Doing It Right: Monitoring with Respect and Purpose
Effective monitoring isn’t authoritarian or secretive. It’s balanced and communicative:
1. Be Transparent (Age-Appropriately): Explain why you monitor. Younger kids need simple safety rules. Teens can handle more complex discussions about reputation, permanence, and manipulation.
2. Focus on Guidance, Not Just Control: Use what you see as conversation starters. Ask open-ended questions: “What do you like about that app?” “Have you ever seen anything weird or upsetting online?” “How did that comment make you feel?”
3. Respect Growing Maturity: As your child consistently demonstrates good judgment, gradually increase their privacy. Negotiate boundaries together. The goal is eventual independence.

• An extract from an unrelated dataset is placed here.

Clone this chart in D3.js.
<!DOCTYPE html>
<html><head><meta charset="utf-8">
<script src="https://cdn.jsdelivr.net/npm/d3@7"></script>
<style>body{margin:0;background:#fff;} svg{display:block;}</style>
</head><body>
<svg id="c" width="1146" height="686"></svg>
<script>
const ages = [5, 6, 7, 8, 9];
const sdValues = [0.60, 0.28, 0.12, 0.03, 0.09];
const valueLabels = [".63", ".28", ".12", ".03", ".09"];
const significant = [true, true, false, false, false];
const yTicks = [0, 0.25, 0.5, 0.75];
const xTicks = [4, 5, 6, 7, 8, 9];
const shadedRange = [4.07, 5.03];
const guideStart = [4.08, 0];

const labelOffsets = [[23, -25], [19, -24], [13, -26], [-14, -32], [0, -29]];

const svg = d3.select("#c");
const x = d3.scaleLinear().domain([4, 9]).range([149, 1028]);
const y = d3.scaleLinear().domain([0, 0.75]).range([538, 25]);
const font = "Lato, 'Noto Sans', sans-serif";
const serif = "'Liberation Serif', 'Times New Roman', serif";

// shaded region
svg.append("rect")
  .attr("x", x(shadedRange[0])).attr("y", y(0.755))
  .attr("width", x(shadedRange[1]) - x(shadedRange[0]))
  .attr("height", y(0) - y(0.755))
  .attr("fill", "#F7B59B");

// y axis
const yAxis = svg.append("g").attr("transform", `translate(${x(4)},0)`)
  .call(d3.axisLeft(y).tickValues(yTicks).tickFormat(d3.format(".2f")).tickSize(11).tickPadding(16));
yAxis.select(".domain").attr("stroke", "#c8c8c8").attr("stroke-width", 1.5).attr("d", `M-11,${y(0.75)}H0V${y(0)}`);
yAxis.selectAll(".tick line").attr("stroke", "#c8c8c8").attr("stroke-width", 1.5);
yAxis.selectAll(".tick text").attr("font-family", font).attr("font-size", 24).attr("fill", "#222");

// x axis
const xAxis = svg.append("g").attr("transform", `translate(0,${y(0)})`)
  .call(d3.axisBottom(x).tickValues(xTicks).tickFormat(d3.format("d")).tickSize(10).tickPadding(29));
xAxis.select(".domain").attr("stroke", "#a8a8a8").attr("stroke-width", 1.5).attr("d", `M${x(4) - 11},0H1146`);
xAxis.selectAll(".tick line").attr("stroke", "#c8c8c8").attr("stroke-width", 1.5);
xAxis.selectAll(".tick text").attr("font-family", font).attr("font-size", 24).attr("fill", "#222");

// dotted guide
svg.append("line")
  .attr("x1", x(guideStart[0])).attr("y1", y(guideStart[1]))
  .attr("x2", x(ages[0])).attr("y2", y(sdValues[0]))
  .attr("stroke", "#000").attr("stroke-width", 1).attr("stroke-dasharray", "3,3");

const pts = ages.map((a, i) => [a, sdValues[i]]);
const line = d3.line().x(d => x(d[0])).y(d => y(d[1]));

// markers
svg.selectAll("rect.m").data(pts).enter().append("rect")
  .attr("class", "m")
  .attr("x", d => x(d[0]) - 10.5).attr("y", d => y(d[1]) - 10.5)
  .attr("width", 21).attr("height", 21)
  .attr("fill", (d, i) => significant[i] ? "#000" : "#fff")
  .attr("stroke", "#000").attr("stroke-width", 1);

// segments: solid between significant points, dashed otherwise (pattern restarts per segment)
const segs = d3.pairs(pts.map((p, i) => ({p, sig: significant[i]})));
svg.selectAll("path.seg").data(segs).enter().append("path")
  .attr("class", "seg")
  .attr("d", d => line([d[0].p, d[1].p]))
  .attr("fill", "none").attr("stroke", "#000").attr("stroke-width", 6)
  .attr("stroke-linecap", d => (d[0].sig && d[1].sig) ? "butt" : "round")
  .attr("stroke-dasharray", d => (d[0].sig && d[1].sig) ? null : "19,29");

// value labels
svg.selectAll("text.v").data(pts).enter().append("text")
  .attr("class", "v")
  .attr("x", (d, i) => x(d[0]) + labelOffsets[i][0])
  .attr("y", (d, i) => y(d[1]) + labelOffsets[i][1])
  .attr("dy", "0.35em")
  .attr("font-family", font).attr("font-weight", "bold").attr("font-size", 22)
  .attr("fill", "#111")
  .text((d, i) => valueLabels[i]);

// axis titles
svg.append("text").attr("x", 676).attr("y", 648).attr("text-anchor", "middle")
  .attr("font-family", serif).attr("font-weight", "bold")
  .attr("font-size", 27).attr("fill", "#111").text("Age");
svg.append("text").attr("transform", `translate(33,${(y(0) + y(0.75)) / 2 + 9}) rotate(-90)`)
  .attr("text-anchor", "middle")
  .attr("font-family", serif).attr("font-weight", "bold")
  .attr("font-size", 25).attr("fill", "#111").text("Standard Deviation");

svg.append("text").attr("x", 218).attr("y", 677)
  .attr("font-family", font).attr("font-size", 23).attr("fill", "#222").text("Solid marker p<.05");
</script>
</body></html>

4. Use Tools Wisely: Parental controls and monitoring software can be helpful tools, especially for younger children, but they are not substitutes for active parenting and conversation. Don’t rely solely on technology.
5. Model Healthy Behavior: Be mindful of your own screen time and online interactions. Kids learn far more from what you do than what you say.

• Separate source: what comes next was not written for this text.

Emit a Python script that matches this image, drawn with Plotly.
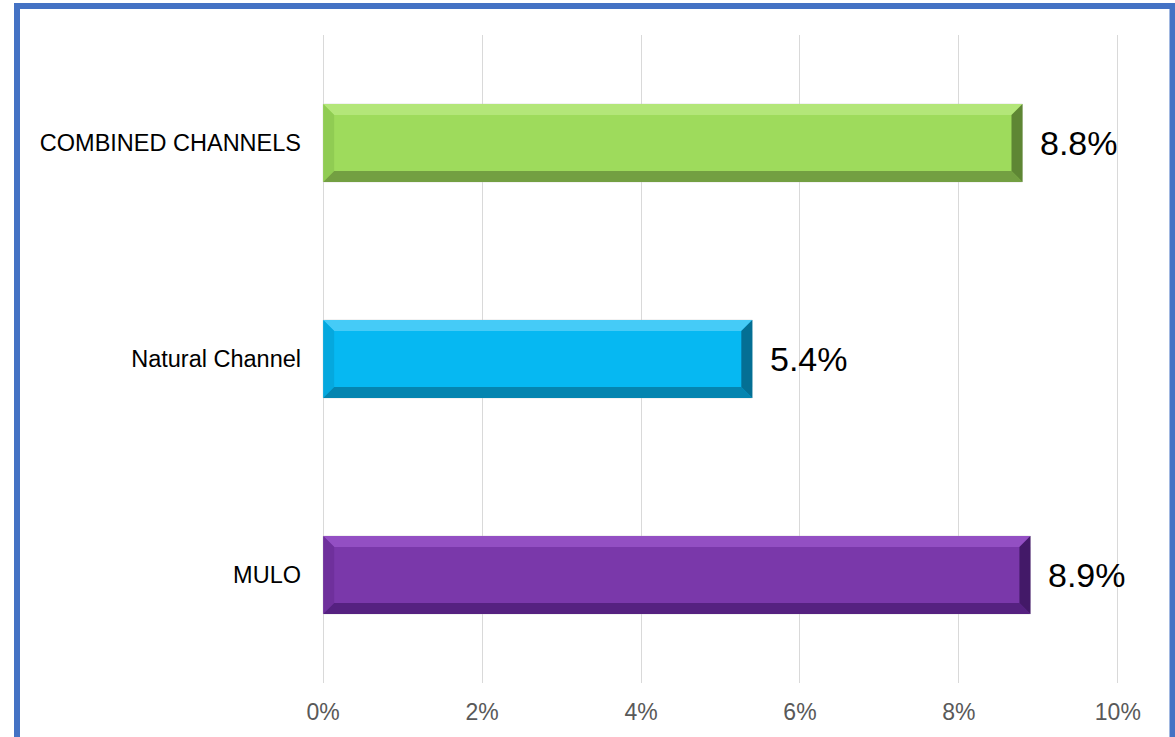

The Bottom Line: Stewardship, Not Surveillance
The digital world is an incredible resource, a place for connection, learning, and creativity. But for children and adolescents, it’s also a landscape filled with potential pitfalls they are developmentally unprepared to navigate alone. Granting premature digital “independence” isn’t progressive; it’s an abdication of parental responsibility.
Monitoring your child’s online activity isn’t about control or mistrust. It’s an expression of profound love and care. It’s about providing the guidance, protection, and education they desperately need to eventually become safe, savvy, and ethical digital citizens. Parents, shed the guilt. Staying involved, setting boundaries, and having open conversations about the online world isn’t just your right; it’s one of the most important jobs you have in raising children today. You’re not a digital prison warden; you’re a trusted guide, helping your child safely explore a powerful and complex new frontier. That’s a role to embrace, not apologize for.